The fact that he is playing regular minutes on a team that is overachieving is fast-tracking his development.
“What we're seeing from him, which we really like is him going forward, he's a threat,” Hudson said. “Every game we watch, you're looking at it thinking opposing teams now have to really scout this guy and figure out how to defend against him. ... He's attack-minded. He is powerful when he runs forward. We see a lot. He gets the ball, he plays the ball forward and then he runs forward and he can go inside, outside, and he likes getting in the box. He has good physicality and he has good quality. He's been doing really well.”
What is clear now is that his development over the current season has set Reynolds up for even bigger opportunities in the year ahead – on multiple levels.
At the club level, this summer will be telling. His loan will expire at the end of the season, and Reynolds wants to be in a place where he will play – whether remaining at Westerlo, returning to Roma, or moving to a new club. Roma could be an option but there is also an increasingly high chance he either goes on loan again (with an option to buy) or is sold again.

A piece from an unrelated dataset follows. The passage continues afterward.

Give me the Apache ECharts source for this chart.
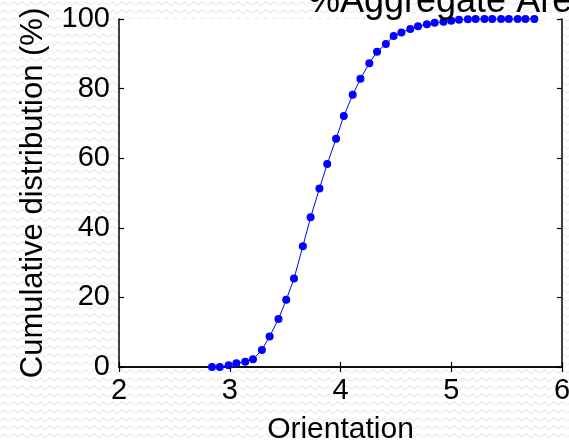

“You always want to play for the team that invested all this money in you,” Reynolds said of his future. “If I stay here, I'd just be developing more and more. If I go back to Roma, of course, I just want to focus on continuing to play because once I start playing, like that's when I show my real qualities. Once I have that confidence, I don't want to get back into a situation where I'm just getting rotated in or I'm not playing.
“I know I have the quality to play there but some things you can't control,” Reynolds said. “You have to get games to get better and to fit into that league. And to play once every five games for 20 minutes, I don't think that's really going to do me any good. I think the main thing is just me finding a situation where I continue to play and develop.”
As far the national team, this camp highlights the depths of the right back position. Sergino Dest (age 22) and Joe Scally (20) are also in in camp and both are young players as well. Veteran DeAndre Yedlin (29) likely also remains in the picture and Cannon aims to reemerge as well.
Reynolds is also a strong candidate for the U-23 Olympic team next year in Paris – saying about the tournament: “If the opportunity comes, I am more than willing to take it.”
For now, the current camp is a welcome return for Reynolds and another sign he is on the expected path with the high ceiling he showed when he first burst onto the scene at FC Dallas.
“It's more just getting back into the group and feeling like I want to be a part of this team and I want to be with this team in the future,” Reynolds said.